Boasting that he was “wired” with a keen “sense of capitalism,” Hackett promised to build “enthusiasm for Ford” on Wall Street, adding, “we don’t have to cede to anybody, Tesla or anybody.”

Asked if he would implement further cuts in white-collar and hourly jobs, Hackett said job-slashing was “part of the inventory out there, and this is the first series of topics for our team. The fitness of the company is something we will never stop talking about, and there will be lots of things coming in that direction.”

Hackett dismissed the political theater the auto execs engaged in on behalf of Trump’s “Buy American, Hire American” campaign, which the billionaire president and the UAW have used to drive a wedge between US workers and their class brothers and sisters internationally.

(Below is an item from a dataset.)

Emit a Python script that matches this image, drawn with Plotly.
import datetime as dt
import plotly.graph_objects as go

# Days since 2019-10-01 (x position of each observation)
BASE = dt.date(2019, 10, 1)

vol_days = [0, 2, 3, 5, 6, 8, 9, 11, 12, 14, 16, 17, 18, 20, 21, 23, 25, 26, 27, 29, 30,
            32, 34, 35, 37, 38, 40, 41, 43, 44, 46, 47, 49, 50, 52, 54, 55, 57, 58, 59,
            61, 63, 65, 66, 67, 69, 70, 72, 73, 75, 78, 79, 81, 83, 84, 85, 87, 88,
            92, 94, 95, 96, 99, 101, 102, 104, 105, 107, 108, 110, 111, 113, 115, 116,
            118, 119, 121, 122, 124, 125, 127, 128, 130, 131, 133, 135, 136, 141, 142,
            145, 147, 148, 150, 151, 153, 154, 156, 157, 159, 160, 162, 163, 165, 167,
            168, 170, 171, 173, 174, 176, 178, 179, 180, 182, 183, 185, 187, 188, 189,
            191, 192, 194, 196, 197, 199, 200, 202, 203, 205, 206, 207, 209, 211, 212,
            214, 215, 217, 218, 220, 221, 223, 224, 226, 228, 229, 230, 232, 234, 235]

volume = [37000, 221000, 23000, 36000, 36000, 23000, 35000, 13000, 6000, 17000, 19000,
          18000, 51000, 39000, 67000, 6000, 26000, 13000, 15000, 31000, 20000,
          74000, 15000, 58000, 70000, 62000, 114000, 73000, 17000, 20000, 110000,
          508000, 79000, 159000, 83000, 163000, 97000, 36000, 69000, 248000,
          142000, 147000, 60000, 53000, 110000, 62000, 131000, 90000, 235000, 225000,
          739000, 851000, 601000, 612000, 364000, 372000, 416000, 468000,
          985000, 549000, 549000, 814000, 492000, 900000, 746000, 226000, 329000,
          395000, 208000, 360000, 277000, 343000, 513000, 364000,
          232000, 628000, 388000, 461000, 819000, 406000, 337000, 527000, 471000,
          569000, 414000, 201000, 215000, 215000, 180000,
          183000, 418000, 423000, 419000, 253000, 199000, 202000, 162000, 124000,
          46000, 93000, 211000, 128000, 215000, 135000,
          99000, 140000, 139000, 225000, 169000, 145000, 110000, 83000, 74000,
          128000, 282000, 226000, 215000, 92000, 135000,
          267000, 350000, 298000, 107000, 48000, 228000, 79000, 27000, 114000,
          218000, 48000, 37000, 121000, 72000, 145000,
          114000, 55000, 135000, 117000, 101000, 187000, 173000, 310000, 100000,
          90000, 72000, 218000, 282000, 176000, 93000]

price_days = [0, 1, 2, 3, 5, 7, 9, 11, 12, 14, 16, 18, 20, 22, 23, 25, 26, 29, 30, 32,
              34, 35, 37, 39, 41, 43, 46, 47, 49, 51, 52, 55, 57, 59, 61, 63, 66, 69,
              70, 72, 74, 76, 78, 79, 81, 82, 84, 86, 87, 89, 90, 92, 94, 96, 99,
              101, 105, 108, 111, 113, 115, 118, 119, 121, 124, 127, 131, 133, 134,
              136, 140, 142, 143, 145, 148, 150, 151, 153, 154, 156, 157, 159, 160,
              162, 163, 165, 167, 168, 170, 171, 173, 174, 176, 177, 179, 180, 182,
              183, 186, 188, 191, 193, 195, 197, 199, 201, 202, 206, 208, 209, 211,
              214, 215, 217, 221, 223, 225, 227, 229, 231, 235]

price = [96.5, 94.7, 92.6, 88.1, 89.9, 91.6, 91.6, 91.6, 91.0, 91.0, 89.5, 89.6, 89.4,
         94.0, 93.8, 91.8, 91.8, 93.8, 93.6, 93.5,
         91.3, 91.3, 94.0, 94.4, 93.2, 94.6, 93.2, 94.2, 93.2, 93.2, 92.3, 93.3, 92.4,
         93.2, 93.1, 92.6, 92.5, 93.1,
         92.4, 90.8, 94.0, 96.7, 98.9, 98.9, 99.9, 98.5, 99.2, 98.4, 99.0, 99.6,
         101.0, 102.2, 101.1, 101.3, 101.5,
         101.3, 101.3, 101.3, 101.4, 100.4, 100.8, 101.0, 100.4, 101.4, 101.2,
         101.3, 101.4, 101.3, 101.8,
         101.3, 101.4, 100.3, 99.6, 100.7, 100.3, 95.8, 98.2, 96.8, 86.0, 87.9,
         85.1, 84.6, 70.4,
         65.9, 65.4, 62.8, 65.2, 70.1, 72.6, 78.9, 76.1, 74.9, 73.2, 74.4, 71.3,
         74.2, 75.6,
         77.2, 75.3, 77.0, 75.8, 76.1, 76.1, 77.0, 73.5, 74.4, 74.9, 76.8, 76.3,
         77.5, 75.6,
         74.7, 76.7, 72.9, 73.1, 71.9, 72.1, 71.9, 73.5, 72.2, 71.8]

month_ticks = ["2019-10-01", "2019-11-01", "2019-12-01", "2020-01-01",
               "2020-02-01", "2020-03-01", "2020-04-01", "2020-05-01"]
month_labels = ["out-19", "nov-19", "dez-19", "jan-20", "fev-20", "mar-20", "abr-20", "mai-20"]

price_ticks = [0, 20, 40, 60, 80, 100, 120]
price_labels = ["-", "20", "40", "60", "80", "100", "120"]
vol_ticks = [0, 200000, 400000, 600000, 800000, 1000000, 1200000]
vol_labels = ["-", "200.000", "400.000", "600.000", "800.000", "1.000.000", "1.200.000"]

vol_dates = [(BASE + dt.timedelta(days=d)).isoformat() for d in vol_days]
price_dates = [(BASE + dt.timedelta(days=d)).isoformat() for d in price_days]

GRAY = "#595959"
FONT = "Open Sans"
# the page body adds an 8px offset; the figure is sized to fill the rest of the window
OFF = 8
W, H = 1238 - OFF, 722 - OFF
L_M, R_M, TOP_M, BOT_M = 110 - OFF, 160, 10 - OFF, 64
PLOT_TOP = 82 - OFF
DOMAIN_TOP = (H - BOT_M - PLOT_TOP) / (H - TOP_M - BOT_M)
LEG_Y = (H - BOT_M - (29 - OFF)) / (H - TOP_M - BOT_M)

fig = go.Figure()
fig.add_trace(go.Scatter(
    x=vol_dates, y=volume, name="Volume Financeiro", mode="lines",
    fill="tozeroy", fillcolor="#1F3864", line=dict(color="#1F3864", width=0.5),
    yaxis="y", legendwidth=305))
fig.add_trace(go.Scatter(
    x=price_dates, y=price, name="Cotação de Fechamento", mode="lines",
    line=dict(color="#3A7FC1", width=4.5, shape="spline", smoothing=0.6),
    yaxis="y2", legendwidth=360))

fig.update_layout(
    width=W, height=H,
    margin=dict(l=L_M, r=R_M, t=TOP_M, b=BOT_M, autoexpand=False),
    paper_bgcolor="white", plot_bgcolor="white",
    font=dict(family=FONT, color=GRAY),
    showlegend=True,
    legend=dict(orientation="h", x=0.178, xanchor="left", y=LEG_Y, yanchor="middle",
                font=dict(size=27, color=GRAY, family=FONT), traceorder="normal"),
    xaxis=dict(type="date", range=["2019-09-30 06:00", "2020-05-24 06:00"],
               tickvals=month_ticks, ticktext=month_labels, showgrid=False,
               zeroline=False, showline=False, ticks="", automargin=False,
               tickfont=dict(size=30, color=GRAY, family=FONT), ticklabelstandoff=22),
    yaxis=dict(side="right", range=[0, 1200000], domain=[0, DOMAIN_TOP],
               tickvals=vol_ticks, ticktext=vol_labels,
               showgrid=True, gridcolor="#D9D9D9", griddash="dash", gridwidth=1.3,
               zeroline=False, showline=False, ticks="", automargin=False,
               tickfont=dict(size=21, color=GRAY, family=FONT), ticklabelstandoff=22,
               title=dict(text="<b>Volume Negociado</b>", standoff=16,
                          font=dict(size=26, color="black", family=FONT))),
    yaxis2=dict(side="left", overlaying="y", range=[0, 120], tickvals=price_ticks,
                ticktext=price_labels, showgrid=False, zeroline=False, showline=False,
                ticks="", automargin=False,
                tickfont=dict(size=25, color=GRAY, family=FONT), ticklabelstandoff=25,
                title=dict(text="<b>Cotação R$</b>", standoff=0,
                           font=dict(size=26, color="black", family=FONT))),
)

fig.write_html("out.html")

Asked if he would he would implement any changes regarding the transfer of small car production to Mexico and other low-wage countries, Hackett told the assembled investors, “We are a global company, and we want to own our strategies about where we play and how we win, so we will be building product all over the world. The supply chains are designed in an interactive way that cannot be undone. Those moves were done, not for political reasons, but for business decisions—and they are still sound today.”

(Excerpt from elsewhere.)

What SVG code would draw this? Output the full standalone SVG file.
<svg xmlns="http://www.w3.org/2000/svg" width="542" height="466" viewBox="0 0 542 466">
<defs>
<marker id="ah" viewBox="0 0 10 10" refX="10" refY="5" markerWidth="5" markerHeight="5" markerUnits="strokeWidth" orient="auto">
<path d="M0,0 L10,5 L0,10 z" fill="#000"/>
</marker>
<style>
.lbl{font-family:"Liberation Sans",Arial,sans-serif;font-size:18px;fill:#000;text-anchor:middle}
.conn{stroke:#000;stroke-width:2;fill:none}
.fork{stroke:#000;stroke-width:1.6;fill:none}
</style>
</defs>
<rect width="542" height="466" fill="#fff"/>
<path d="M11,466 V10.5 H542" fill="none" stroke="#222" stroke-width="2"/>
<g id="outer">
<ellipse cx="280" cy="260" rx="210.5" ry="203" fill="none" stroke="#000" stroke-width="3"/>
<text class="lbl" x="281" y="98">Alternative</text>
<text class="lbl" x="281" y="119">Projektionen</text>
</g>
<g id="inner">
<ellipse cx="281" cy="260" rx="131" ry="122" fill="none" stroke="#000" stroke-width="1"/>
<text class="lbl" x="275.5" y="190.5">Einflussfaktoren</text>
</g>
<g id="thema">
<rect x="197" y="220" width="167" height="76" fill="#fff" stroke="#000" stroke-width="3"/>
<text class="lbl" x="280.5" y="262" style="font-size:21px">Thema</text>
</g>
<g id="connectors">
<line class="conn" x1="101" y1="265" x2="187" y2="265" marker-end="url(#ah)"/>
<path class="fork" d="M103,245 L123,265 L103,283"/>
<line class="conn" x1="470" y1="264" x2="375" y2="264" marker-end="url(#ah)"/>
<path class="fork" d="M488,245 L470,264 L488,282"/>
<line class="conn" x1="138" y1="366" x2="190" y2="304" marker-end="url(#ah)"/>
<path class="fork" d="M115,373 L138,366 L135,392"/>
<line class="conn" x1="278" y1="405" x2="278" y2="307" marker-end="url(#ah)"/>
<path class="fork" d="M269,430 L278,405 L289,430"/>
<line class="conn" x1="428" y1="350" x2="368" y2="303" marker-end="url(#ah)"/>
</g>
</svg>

As in the telecommunications, airline and other global industries, finance capital is carrying out a fundamental restructuring of the auto industry in response to the world economic crisis. The shakeup at Ford is a prelude to a new wave of mergers, mass layoffs and attacks on jobs and living standards as the global auto giants fight over shrinking markets and a dwindling pool of profits.

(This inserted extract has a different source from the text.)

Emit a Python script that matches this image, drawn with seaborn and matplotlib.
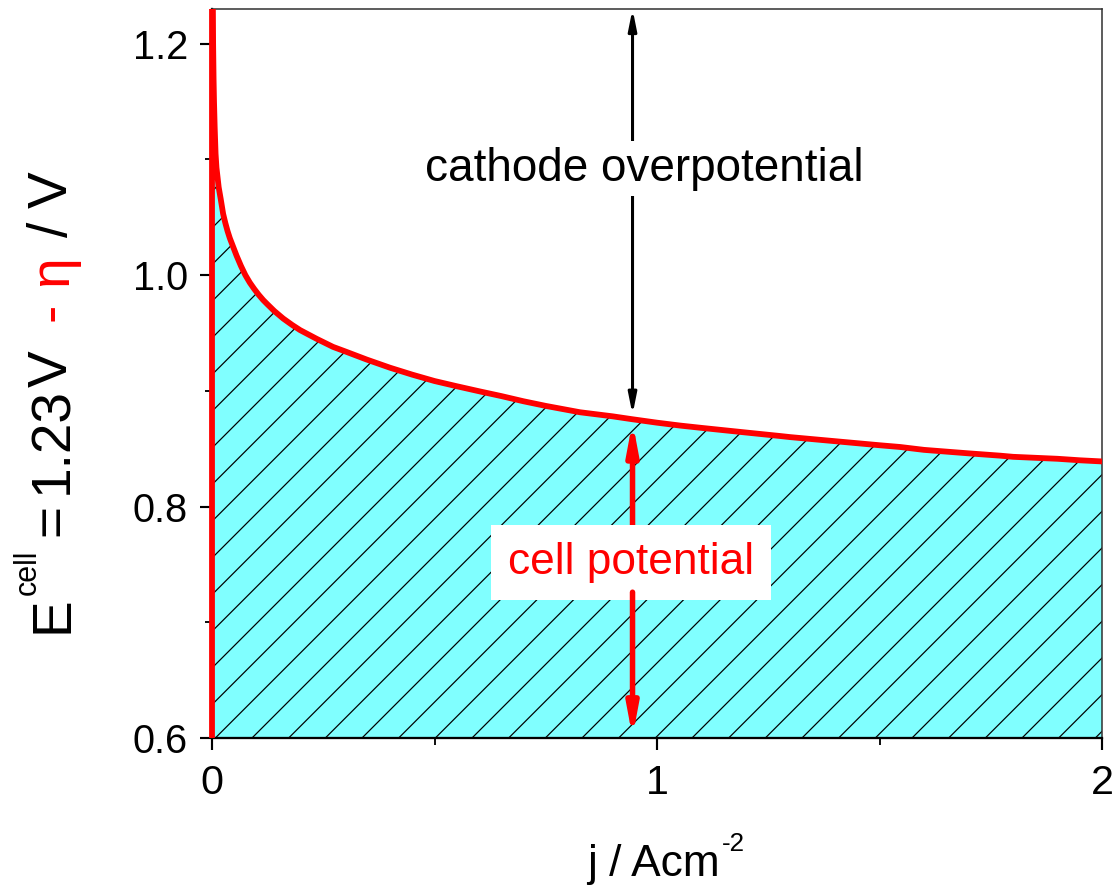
import numpy as np
import pandas as pd
import matplotlib
matplotlib.use("Agg")
import matplotlib.pyplot as plt
import matplotlib.transforms as mtransforms
import seaborn as sns

# ---------------- data ----------------
j_values = [0.0, 0.0, 0.0015, 0.0025, 0.0035, 0.0045, 0.006, 0.008, 0.01, 0.015,
            0.0195, 0.025, 0.03, 0.035, 0.04, 0.048, 0.055, 0.065, 0.075, 0.085,
            0.095, 0.105, 0.115, 0.124, 0.14, 0.16, 0.18, 0.198, 0.235, 0.272,
            0.3, 0.348, 0.4, 0.45, 0.5, 0.55, 0.602, 0.65, 0.7, 0.75,
            0.827, 0.9, 0.944, 1.0, 1.052, 1.1, 1.15, 1.2, 1.276, 1.3,
            1.4, 1.5, 1.546, 1.6, 1.65, 1.7, 1.771, 1.8, 1.9, 1.95, 2.0]
E_values = [0.6, 1.26, 1.26, 1.20, 1.17, 1.15, 1.128, 1.105, 1.093, 1.076,
            1.066, 1.053, 1.045, 1.038, 1.032, 1.024, 1.017, 1.008, 1.000, 0.9935,
            0.988, 0.983, 0.9785, 0.975, 0.969, 0.9625, 0.957, 0.9525, 0.945, 0.938,
            0.934, 0.927, 0.920, 0.914, 0.9085, 0.904, 0.8995, 0.8955, 0.891, 0.887,
            0.8815, 0.878, 0.8755, 0.8725, 0.870, 0.868, 0.866, 0.864, 0.861, 0.860,
            0.8565, 0.853, 0.8515, 0.849, 0.8475, 0.846, 0.844, 0.843, 0.8413, 0.840, 0.839]
E_base = 0.6
x_ticks = [0, 1, 2]
x_tick_labels = ["0", "1", "2"]
x_minor = [0.5, 1.5]
y_ticks = [0.6, 0.8, 1.0, 1.2]
y_tick_labels = ["0.6", "0.8", "1.0", "1.2"]
y_minor = [0.7, 0.9, 1.1]
arrow_j = 0.945
cathode_label = "cathode overpotential"
cathode_label_pos = (0.971, 1.092)
cell_label = "cell potential"
cell_label_pos = (0.942, 0.7515)
lower_arrow_start = 0.726
xlabel_main = "j / Acm"
xlabel_sup = "-2"

df = pd.DataFrame({"j": j_values, "E": E_values})

# ---------------- style ----------------
sns.set_theme(style="ticks")
plt.rcParams["font.family"] = ["Liberation Sans", "DejaVu Sans"]
plt.rcParams["hatch.linewidth"] = 0.8
plt.rcParams["hatch.color"] = "black"
for key in ["text.color", "axes.labelcolor", "xtick.color", "ytick.color"]:
    plt.rcParams[key] = "black"

DPI = 110
W, H = 1116, 888
fig = plt.figure(figsize=(W / DPI, H / DPI), dpi=DPI)
ax = fig.add_axes([212 / W, 150 / H, 890 / W, 729 / H])
ident = mtransforms.IdentityTransform()

ax.fill_between(df["j"], df["E"], E_base, facecolor="#80FFFF", edgecolor="black",
                linewidth=0, hatch="/", zorder=1)
sns.lineplot(data=df, x="j", y="E", sort=False, estimator=None, color="#FF0000",
             linewidth=3.8, ax=ax, zorder=3, legend=False)
line = ax.lines[-1]
line.set_solid_capstyle("butt")
line.set_solid_joinstyle("round")
line.set_clip_box(mtransforms.TransformedBbox(
    mtransforms.Bbox([[-0.01, -0.01], [1.0, 1.0]]), ax.transAxes))

ax.set_xlim(0, 2)
ax.set_ylim(0.6, 1.23)
ax.set_xticks(x_ticks)
ax.set_xticklabels(x_tick_labels)
ax.set_xticks(x_minor, minor=True)
ax.set_yticks(y_ticks)
ax.set_yticklabels(y_tick_labels)
ax.set_yticks(y_minor, minor=True)
ax.tick_params(which="major", length=7.8, width=1.4, direction="out", color="black",
               top=False, right=False)
ax.tick_params(which="minor", length=4.3, width=1.2, direction="out", color="black",
               top=False, right=False)
ax.tick_params(axis="x", which="major", labelsize=27, pad=9)
ax.tick_params(axis="y", which="major", labelsize=26, pad=8)
for side in ["top", "right"]:
    ax.spines[side].set_color("#303030")
    ax.spines[side].set_linewidth(1.0)
for side in ["bottom", "left"]:
    ax.spines[side].set_color("black")
    ax.spines[side].set_linewidth(1.5)

# x label: main text + raised "-2"
ax.set_xlabel(xlabel_main, fontsize=29)
ax.xaxis.label.set_horizontalalignment("right")
ax.xaxis.label.set_verticalalignment("baseline")
ax.xaxis.set_label_coords(720, H - 876, transform=ident)
fig.text(722, H - 851, xlabel_sup, transform=ident, fontsize=17,
         ha="left", va="baseline", color="black")
ax.set_ylabel("")

# ---------------- arrows and annotations ----------------
E_at = float(np.interp(arrow_j, j_values[2:], E_values[2:]))
ytop = ax.get_ylim()[1]

ax.annotate("", xy=(arrow_j, ytop), xytext=(arrow_j, E_at),
            arrowprops=dict(arrowstyle="<|-|>,head_length=1.1,head_width=0.22",
                            color="black", lw=2.0, shrinkA=3.0, shrinkB=0,
                            mutation_scale=10), zorder=4)
ax.text(cathode_label_pos[0], cathode_label_pos[1], cathode_label, fontsize=30,
        color="black", ha="center", va="center", zorder=5,
        bbox=dict(boxstyle="square,pad=0.12", facecolor="white", edgecolor="none"))

ax.annotate("", xy=(arrow_j, E_at), xytext=(arrow_j, cell_label_pos[1]),
            arrowprops=dict(arrowstyle="-|>,head_length=1.6,head_width=0.3",
                            color="#FF0000", lw=3.6, shrinkA=0, shrinkB=1.5,
                            mutation_scale=10), zorder=4)
ax.text(cell_label_pos[0], cell_label_pos[1], cell_label, fontsize=29,
        color="#FF0000", ha="center", va="center", zorder=5,
        bbox=dict(boxstyle="square,pad=0.38", facecolor="white", edgecolor="none"))
ax.annotate("", xy=(arrow_j, E_base), xytext=(arrow_j, lower_arrow_start),
            arrowprops=dict(arrowstyle="-|>,head_length=1.6,head_width=0.3",
                            color="#FF0000", lw=3.6, shrinkA=0, shrinkB=0.5,
                            mutation_scale=10, capstyle="round"), zorder=6)

# ---------------- y label in pieces (mixed colours) ----------------
S = 36
pieces = [  # text, colour, size, baseline x (px), centre y (px from top)
    ("E", "black", S, 67, 615),
    ("cell", "black", 20, 36, 572),
    ("=", "black", S, 67, 520),
    ("1.23", "black", S, 67, 441),
    ("V", "black", S, 67, 369),
    ("-", "#FF0000", S, 67, 312),
    ("\u03b7", "#FF0000", S, 67, 271),
    ("/", "black", S, 67, 229),
    ("V", "black", S, 67, 190),
]
for s, c, size, bx, cy in pieces:
    fig.text(bx, H - cy, s, transform=ident, rotation=90, rotation_mode="anchor",
             ha="center", va="baseline", fontsize=size, color=c)

fig.savefig("out.png", dpi=DPI, facecolor="white")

It is impossible to fight this attack on a national level. The only rational response is a globally-coordinated struggle by the working class, which begins by breaking from the UAW and other nationalist trade unions. A powerful industrial and political counter-offensive of the working class must be forged, based on the strategy of an internationalist and socialist program, including the transformation of the global auto industry into a public enterprise collectively owned and democratically controlled by the working class.